Now, Wyatt, my son who you’ve never seen, never will, he’s a myth.
He may not even be real.
He’s ethereal. He’s not even here as we speak, he’s not here. He’s calling this in from some kind of other dimension, some string theory, right? You believe that, right?
For all you know, I could be three little Timmys in a trench coat.
You could be three Timmys in a trench coat, I never thought about that. By the way, that was my first band three Timmy in a trench coat. Did I ever tell you that? Anyways, I …
Yes, of course. But I wanted people to think of me as this good guy and this Christian guy, you know. I did believe in it. I didn’t drink in high school. I didn’t go to parties in high school. I didn’t smoke and I always played baseball. I played sports. So that was part of it too. But it was a small town. And if you were drinking or smoking or whatever, people would know. And you’d go to church and people would know. So I didn’t really have any fun in high school like that. Right? I didn’t party, right? And I dealt with that over the years. I felt like I missed, you just felt like you never fit in. You didn’t really have anywhere to go. You weren’t part of the group. Not that I wanted to go out and get drunk or whatever, because I don’t. But you still felt like you weren’t part of something, that you didn’t get to fit in. And that was bothersome. And that bothered me and so forth.

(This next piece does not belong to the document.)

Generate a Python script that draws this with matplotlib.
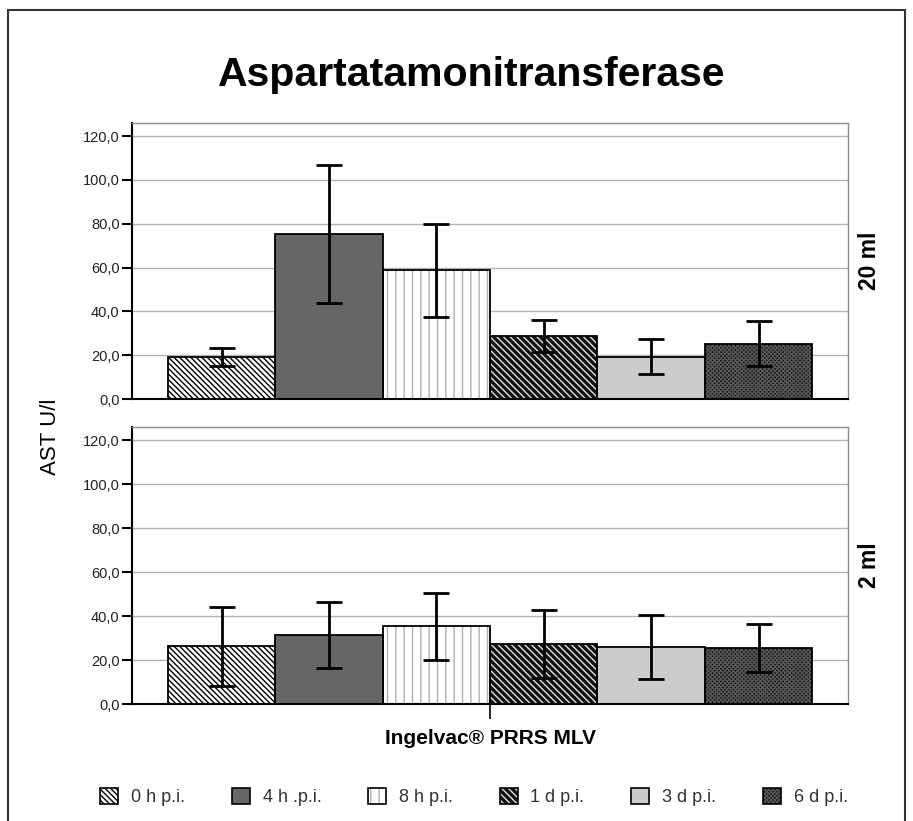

And so here I was as a young kid, immature, fragile. We’re young. Everything we know about in high school, we think matters. Isn’t that the case? The biggest mistake you make in high school is thinking it matters because it doesn’t. You can be out of high school your senior year, six months, and now look back at the new crop coming in of seniors and go, “Oh my gosh, we are a lot more mature than them. Look at these punks.” You always think you’re more mature than you are. You always think you’re more advanced than you are. You always think you have the insight that nobody else has.

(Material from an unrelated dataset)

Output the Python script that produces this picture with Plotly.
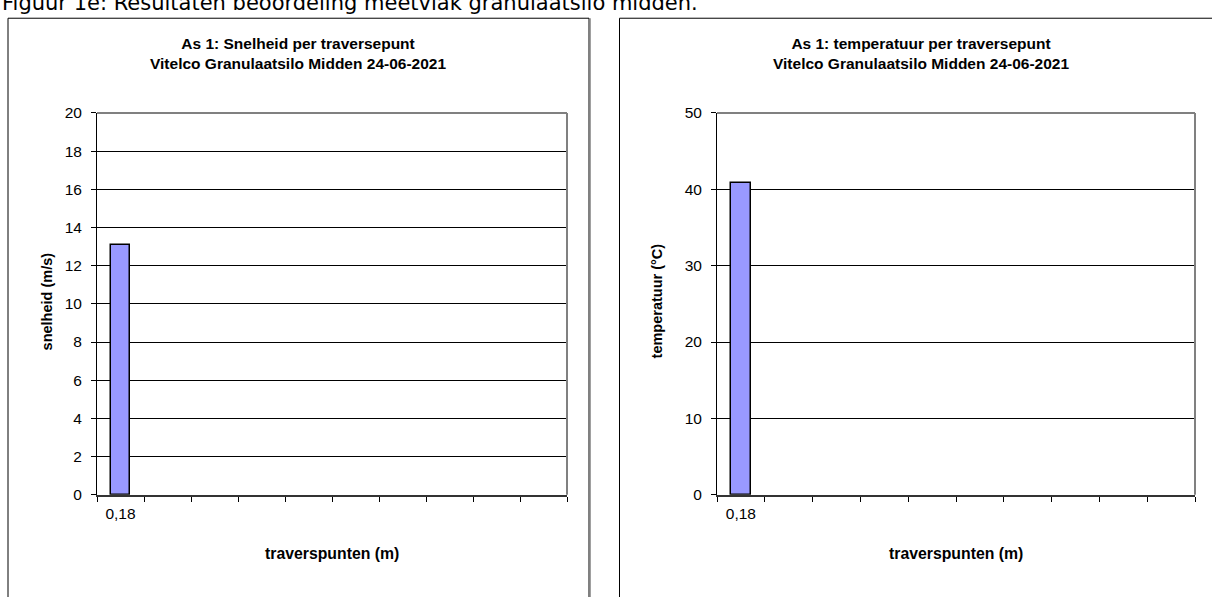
import plotly.graph_objects as go

W, H = 1212, 597

# ---- data ----
x_categories = ["0,18", "c2", "c3", "c4", "c5", "c6", "c7", "c8", "c9", "c10"]
x_ticklabels = ["0,18", "", "", "", "", "", "", "", "", ""]
points = ["0,18"]
snelheid = [13.1]
temperatuur = [40.8]

header = "Figuur 1e: Resultaten beoordeling meetvlak granulaatsilo midden."
title_left = "As 1: Snelheid per traversepunt<br>Vitelco Granulaatsilo Midden 24-06-2021"
title_right = "As 1: temperatuur per traversepunt<br>Vitelco Granulaatsilo Midden 24-06-2021"
ytitle_left = "snelheid (m/s)"
ytitle_right = "temperatuur (°C)"
xtitle = "traverspunten (m)"

FONT = "Liberation Sans, Arial, sans-serif"

def px(x):
    return x / W

def py(y):
    return 1 - y / H

fig = go.Figure()
fig.add_trace(go.Bar(x=points, y=snelheid, xaxis="x", yaxis="y", width=0.42,
                     marker=dict(color="#9999FF", line=dict(color="black", width=1.5)),
                     showlegend=False))
fig.add_trace(go.Bar(x=points, y=temperatuur, xaxis="x2", yaxis="y2", width=0.42,
                     marker=dict(color="#9999FF", line=dict(color="black", width=1.5)),
                     showlegend=False))

plot_top, plot_bot = 107, 500
left_plot = (97, 567)
right_plot = (717, 1195)

xcommon = dict(type="category", categoryorder="array", categoryarray=x_categories,
               tickmode="array", tickvals=x_categories, ticktext=x_ticklabels,
               tickson="boundaries", range=[-0.5, 9.5], showgrid=False,
               showline=True, linecolor="#333333", linewidth=1.5,
               ticks="outside", ticklen=5, tickcolor="black",
               tickfont=dict(family=FONT, size=15.5, color="black"),
               ticklabelstandoff=4,
               fixedrange=True, zeroline=False)
ycommon = dict(showline=True, linecolor="black", linewidth=1,
               showgrid=True, gridcolor="black", gridwidth=1,
               ticks="outside", ticklen=5, tickcolor="black",
               tickfont=dict(family=FONT, size=15.5, color="black"),
               ticklabelstandoff=6, zeroline=False, fixedrange=True)

fig.update_layout(
    width=W, height=H,
    margin=dict(l=0, r=0, t=0, b=0),
    paper_bgcolor="white", plot_bgcolor="white",
    bargap=0,
    xaxis=dict(domain=[px(left_plot[0]), px(left_plot[1])], anchor="y", **xcommon),
    yaxis=dict(domain=[py(plot_bot), py(plot_top)], anchor="x", range=[0, 20], dtick=2, **ycommon),
    xaxis2=dict(domain=[px(right_plot[0]), px(right_plot[1])], anchor="y2", **xcommon),
    yaxis2=dict(domain=[py(plot_bot), py(plot_top)], anchor="x2", range=[0, 50], dtick=10, **ycommon),
)

shapes = []
# chart boxes
shapes.append(dict(type="rect", xref="paper", yref="paper", x0=px(8), x1=px(589), y0=py(620), y1=py(9.5),
                   line=dict(color="black", width=1), layer="below"))
shapes.append(dict(type="line", xref="paper", yref="paper", x0=px(590), x1=px(590), y0=py(620), y1=py(9.5),
                   line=dict(color="#808080", width=1.5)))
shapes.append(dict(type="rect", xref="paper", yref="paper", x0=px(619.5), x1=px(1214), y0=py(620), y1=py(9.5),
                   line=dict(color="black", width=1), layer="below"))
# plot area top/right border in gray
for xa, ya in (("x", "y"), ("x2", "y2")):
    shapes.append(dict(type="line", xref=f"{xa} domain", yref=f"{ya} domain", x0=0, x1=1, y0=1, y1=1,
                       line=dict(color="#808080", width=2)))
    shapes.append(dict(type="line", xref=f"{xa} domain", yref=f"{ya} domain", x0=1, x1=1, y0=0, y1=1,
                       line=dict(color="#808080", width=2)))
fig.update_layout(shapes=shapes)

ann = []
ann.append(dict(text=header, xref="paper", yref="paper", x=0, y=py(8), xanchor="left", yanchor="bottom",
                showarrow=False, font=dict(family="DejaVu Sans, Verdana, sans-serif", size=21, color="black")))
for cx, t in ((298, title_left), (921, title_right)):
    ann.append(dict(text=f"<b>{t}</b>", xref="paper", yref="paper", x=px(cx), y=py(46), xanchor="center",
                    yanchor="middle", showarrow=False,
                    font=dict(family=FONT, size=15.5, color="black")))
for cx, t in ((47, ytitle_left), (657, ytitle_right)):
    ann.append(dict(text=f"<b>{t}</b>", xref="paper", yref="paper", x=px(cx), y=py(301), xanchor="center",
                    yanchor="middle", showarrow=False, textangle=-90,
                    font=dict(family=FONT, size=14.5, color="black")))
for cx in ((left_plot[0] + left_plot[1]) / 2, (right_plot[0] + right_plot[1]) / 2):
    ann.append(dict(text=f"<b>{xtitle}</b>", xref="paper", yref="paper", x=px(cx), y=py(560), xanchor="center",
                    yanchor="middle", showarrow=False,
                    font=dict(family=FONT, size=15.8, color="black")))
fig.update_layout(annotations=ann)

fig.write_html("out.html", config={"displayModeBar": False},
               post_script="document.body.style.margin='0';document.body.style.overflow='hidden';")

This is the problem, the fight, the battle of pride that every human being endures. We always think we’re better than the guy next to us. Now we will say we’re not. “Hey, I don’t think I’m any better than you.” And we’ll say that, thinking we’re better than you for saying that. We are always looking for ways to justify our point of view, to make us feel better about ourselves even if it acts as though we’re trying to show that we don’t really care what you think. I do care what you think. When somebody says, “I don’t really care what you think about me.” What they’re really saying is, “I care what you think about me.” So by saying, “I don’t care what you think about me.” It’ll show that I don’t care, because I do.